As CRE Lending Tightens, Preferred Equity Makes a Comeback

Preferred equity is nothing new in commercial real estate, but we can expect the funding strategy to become more attractive in the coming months and into 2020. As we enter the final stages of the latest real estate expansion, preferred equity could help developers push deals across the finish line. If you intend to make preferred equity part of your capital stack, it’s important to know how it works and how it’s viewed by lenders.

Interest Limitations Don’t Apply to Preferred Equity Payments

With tax reform came certain limitations on how much interest expense can be deducted by companies. That makes preferred equity a more useful tool for developers looking for a less costly, less restrictive alternative to common stock and mezzanine financing. If structured properly, payments on preferred equity are not considered interest. Preferred equity payments don’t count against the interest expenses you could write off.

Using preferred equity, developers can raise money at a lower rate than traditional equity with a fixed return. While preferred equity functions like debt because of the way it’s organized, it’s considered equity for tax purposes — the best of both worlds.

How Preferred Equity Stacks Up to Debt and Common Equity

As capital from traditional sources becomes harder to come by or require higher returns, preferred equity helps developers bridge the capital gap in a more cost-effective manner.
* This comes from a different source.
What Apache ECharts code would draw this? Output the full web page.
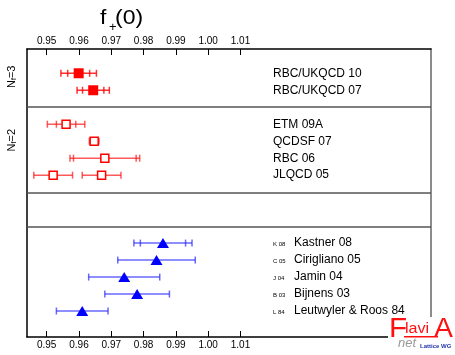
<!DOCTYPE html>
<html>
<head>
<meta charset="utf-8">
<script src="https://cdn.jsdelivr.net/npm/echarts@6/dist/echarts.min.js"></script>
<style>
html,body{margin:0;padding:0;background:#fff;}
#chart{width:455px;height:355px;}
</style>
</head>
<body>
<div id="chart"></div>
<script>
// tick labels of both x axes
var xTicks = [0.95, 0.96, 0.97, 0.98, 0.99, 1.00, 1.01];

// Nf=3 (filled squares)
var nf3Names  = ['RBC/UKQCD 10', 'RBC/UKQCD 07'];
var nf3Rows   = [0, 1];
var nf3Val    = [0.9599, 0.9644];
var nf3Stat   = [0.0034, 0.0033];
var nf3Tot    = [0.0055, 0.0050];

// Nf=2 (open squares), JLQCD 05 has two points on one row
var nf2Names  = ['ETM 09A', 'QCDSF 07', 'RBC 06', 'JLQCD 05', ''];
var nf2Rows   = [3, 4, 5, 6, 6];
var nf2Val    = [0.9560, 0.9647, 0.9680, 0.9520, 0.9670];
var nf2Stat   = [0.0030, 0.0015, 0.0097, 0.0060, 0.0060];
var nf2Tot    = [0.0058, 0.0015, 0.0108, 0.0060, 0.0060];

// non-lattice estimates (blue triangles)
var phNames   = ['Kastner 08', 'Cirigliano 05', 'Jamin 04', 'Bijnens 03', 'Leutwyler & Roos 84'];
var phShort   = ['K 08', 'C 05', 'J 04', 'B 03', 'L 84'];
var phRows    = [10, 11, 12, 13, 14];
var phVal     = [0.986, 0.984, 0.974, 0.978, 0.961];
var phStat    = [0.007, 0.012, 0.011, 0.010, 0.008];
var phTot     = [0.009, 0.012, 0.011, 0.010, 0.008];

// group separators (row units)
var sepRows = [2.0, 7.05, 9.05];

function pts(val, rows){
	var out = [];
	for(var i=0;i<val.length;i++){ out.push([val[i], rows[i]]); }
	return out;
}
function errs(val, stat, tot, rows){
	var out = [];
	for(var i=0;i<val.length;i++){ out.push([val[i], rows[i], stat[i], tot[i]]); }
	return out;
}

/**
 * horizontal error bar with outer (total) and inner (stat) caps
 */
function errRender(color){
	return function(params, api){
		var c = api.value(0), r = api.value(1), s = api.value(2), t = api.value(3);
		var lo = api.coord([c - t, r]), hi = api.coord([c + t, r]);
		var h = 3.5;
		var st = {stroke: color, lineWidth: 1.5};
		var kids = [
			{type:'line', shape:{x1:lo[0], y1:lo[1], x2:hi[0], y2:hi[1]}, style:st},
			{type:'line', shape:{x1:lo[0], y1:lo[1]-h, x2:lo[0], y2:lo[1]+h}, style:st},
			{type:'line', shape:{x1:hi[0], y1:hi[1]-h, x2:hi[0], y2:hi[1]+h}, style:st}
		];
		if(t - s > 0.0005){
			var a = api.coord([c - s, r]), b = api.coord([c + s, r]);
			kids.push({type:'line', shape:{x1:a[0], y1:a[1]-h, x2:a[0], y2:a[1]+h}, style:st});
			kids.push({type:'line', shape:{x1:b[0], y1:b[1]-h, x2:b[0], y2:b[1]+h}, style:st});
		}
		return {type:'group', children:kids};
	};
}

var FONT = 'Liberation Sans, Arial, sans-serif';
var xMin = 0.9439, xMax = 1.069;
var yMin = -1.43, yMax = 15.53;

var xAxisBase = function(pos){
	return {
		type:'value', position:pos, min:xMin, max:xMax,
		axisLine:{show:true, onZero:false, lineStyle:{color:'#000', width:1.5}},
		axisTick:{show:true, inside:true, length:6, customValues:xTicks, lineStyle:{color:'#000'}},
		axisLabel:{show:true, margin:3, fontSize:10, fontFamily:FONT, color:'#000',
			customValues:xTicks, formatter:function(v){ return v.toFixed(2); }},
		splitLine:{show:false}
	};
};

var chart = echarts.init(document.getElementById('chart'));
var option = {
	animation:false,
	backgroundColor:'#fff',
	grid:{left:27, right:24, top:49, bottom:18},
	xAxis:[xAxisBase('top'), xAxisBase('bottom')],
	yAxis:[
		{type:'value', min:yMin, max:yMax, inverse:true, position:'left',
			axisLine:{show:true, lineStyle:{color:'#000', width:1.5}},
			axisTick:{show:false}, axisLabel:{show:false}, splitLine:{show:false}},
		{type:'value', min:yMin, max:yMax, inverse:true, position:'right',
			axisLine:{show:true, lineStyle:{color:'#666', width:1.5}},
			axisTick:{show:false}, axisLabel:{show:false}, splitLine:{show:false}}
	],
	series:[
		{type:'custom', renderItem:errRender('rgba(255,0,0,0.8)'), data:errs(nf3Val, nf3Stat, nf3Tot, nf3Rows), z:1},
		{type:'custom', renderItem:errRender('rgba(255,20,20,0.7)'), data:errs(nf2Val, nf2Stat, nf2Tot, nf2Rows), z:1},
		{type:'custom', renderItem:errRender('rgba(40,40,255,0.7)'), data:errs(phVal, phStat, phTot, phRows), z:1},
		{type:'scatter', symbol:'rect', symbolSize:10, data:pts(nf3Val, nf3Rows),
			itemStyle:{color:'#ff0000', opacity:1}, z:3,
			markLine:{silent:true, symbol:'none', label:{show:false},
				lineStyle:{color:'#555', width:1.5, type:'solid'},
				data:sepRows.map(function(v){ return {yAxis:v}; })}},
		{type:'scatter', symbol:'rect', symbolSize:8, data:pts(nf2Val, nf2Rows),
			itemStyle:{color:'#fff', borderColor:'#ff0000', borderWidth:1.5, opacity:1}, z:3},
		{type:'scatter', symbol:'triangle', symbolSize:[12,10], data:pts(phVal, phRows),
			itemStyle:{color:'#0000ff', opacity:1}, z:3}
	]
};
chart.setOption(option);

// labels on the right, placed from the row values
var gfx = [];
function rowY(r){ return chart.convertToPixel({gridIndex:0}, [1.0, r])[1]; }
function addNames(names, rows, x){
	for(var i=0;i<names.length;i++){
		if(!names[i]) continue;
		gfx.push({type:'text', x:x, y:rowY(rows[i]),
			style:{text:names[i], fontSize:12, fontFamily:FONT, fill:'#000', verticalAlign:'middle'}});
	}
}
addNames(nf3Names, nf3Rows, 273);
addNames(nf2Names, nf2Rows, 273);
addNames(phNames, phRows, 294);
for(var i=0;i<phShort.length;i++){
	gfx.push({type:'text', x:273, y:rowY(phRows[i])+1,
		style:{text:phShort[i], fontSize:6, fontFamily:FONT, fill:'#000', verticalAlign:'middle'}});
}

// N_f group labels, rotated
function nfLabel(n, y){
	return {type:'text', x:12, y:y, rotation:Math.PI/2,
		style:{text:'{a|N}{b|f}{a|=' + n + '}', align:'center', verticalAlign:'middle',
			rich:{a:{fontSize:11, fontFamily:FONT, fill:'#000'},
				  b:{fontSize:7, fontFamily:FONT, fill:'#000', padding:[5,0,0,0]}}}};
}
gfx.push(nfLabel(3, rowY(0) + 3.5));
gfx.push(nfLabel(2, rowY(4) - 1));

// title f+(0)
gfx.push({type:'text', x:100, y:8, scaleX:1.15, style:{text:'f', fontSize:20, fontFamily:FONT, fill:'#000'}});
gfx.push({type:'text', x:109, y:21, style:{text:'+', fontSize:13, fontFamily:FONT, fill:'#000'}});
gfx.push({type:'text', x:115, y:8, scaleX:1.15, style:{text:'(0)', fontSize:20, fontFamily:FONT, fill:'#000'}});

// FlaviA logo, bottom right
gfx.push({type:'rect', shape:{x:388, y:317, width:67, height:38}, style:{fill:'#fff'}, z:10});
gfx.push({type:'text', x:389, y:316, scaleX:1.1, z:11, style:{text:'F', fontSize:27, fontFamily:FONT, fill:'#ff1010'}});
gfx.push({type:'text', x:405, y:322, scaleX:1.15, z:11, style:{text:'lavi', fontSize:14, fontFamily:FONT, fill:'#ff1010'}});
gfx.push({type:'rect', z:11, shape:{x:404, y:336, width:34, height:1.5}, style:{fill:'#ff1010'}});
gfx.push({type:'text', x:434, y:316, scaleX:1.05, z:11, style:{text:'A', fontSize:27, fontFamily:FONT, fill:'#ff1010'}});
gfx.push({type:'text', x:398, y:337, z:11, style:{text:'net', fontSize:13, fontStyle:'italic', fontFamily:FONT, fill:'#999'}});
gfx.push({type:'text', x:420, y:343, z:11, style:{text:'Lattice WG', fontSize:6, fontWeight:'bold', fontFamily:FONT, fill:'#2233aa'}});

chart.setOption({graphic:gfx});
</script>
</body>
</html>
Preferred equity sits between senior debt and common equity in the capital stack. It’s generally cheaper than common equity. As a result, it works to increase the returns on common equity. Preferred equity takes liquidation priority over common equity and may include recourse provisions in the case of default. In addition, some preferred equity arrangements include a share of the upside upon exit.

How Do Lenders View Preferred Equity

While conservative bank lending requirements are driving down the amount of debt you can get — and new tax laws make preferred equity more attractive — lenders are always on the lookout for subordinate investment vehicles.

Preferred Equity and Debt chart

Source: Freddie Mac

In evaluating preferred equity from the lender’s perspective, one must consider hard vs. soft preferred equity. “Soft pay” preferred equity functions for all intents and purposes like common equity because returns are payable only out of net cash flow.

According to Freddie Mac, “hard pay” preferred equity has at least one of the following attributes:

  • The preferred return must be paid even if there is insufficient net cash flow, with no provision for forgiveness or accrual
  • A set redemption date (unless more than 1 year after loan maturity)
  • The right to exercise a controlled takeover based on the property’s inability to meet quantifiable performance measures such as occupancy or DSCR
  • Investor may require a forced sale if the preferred return or the preferred contribution is not paid

While preferred equity investments are considered equity for tax purposes, they should be reviewed by your legal advisor for advice on how to structure equity arrangements as part of an overall deal package with your lender.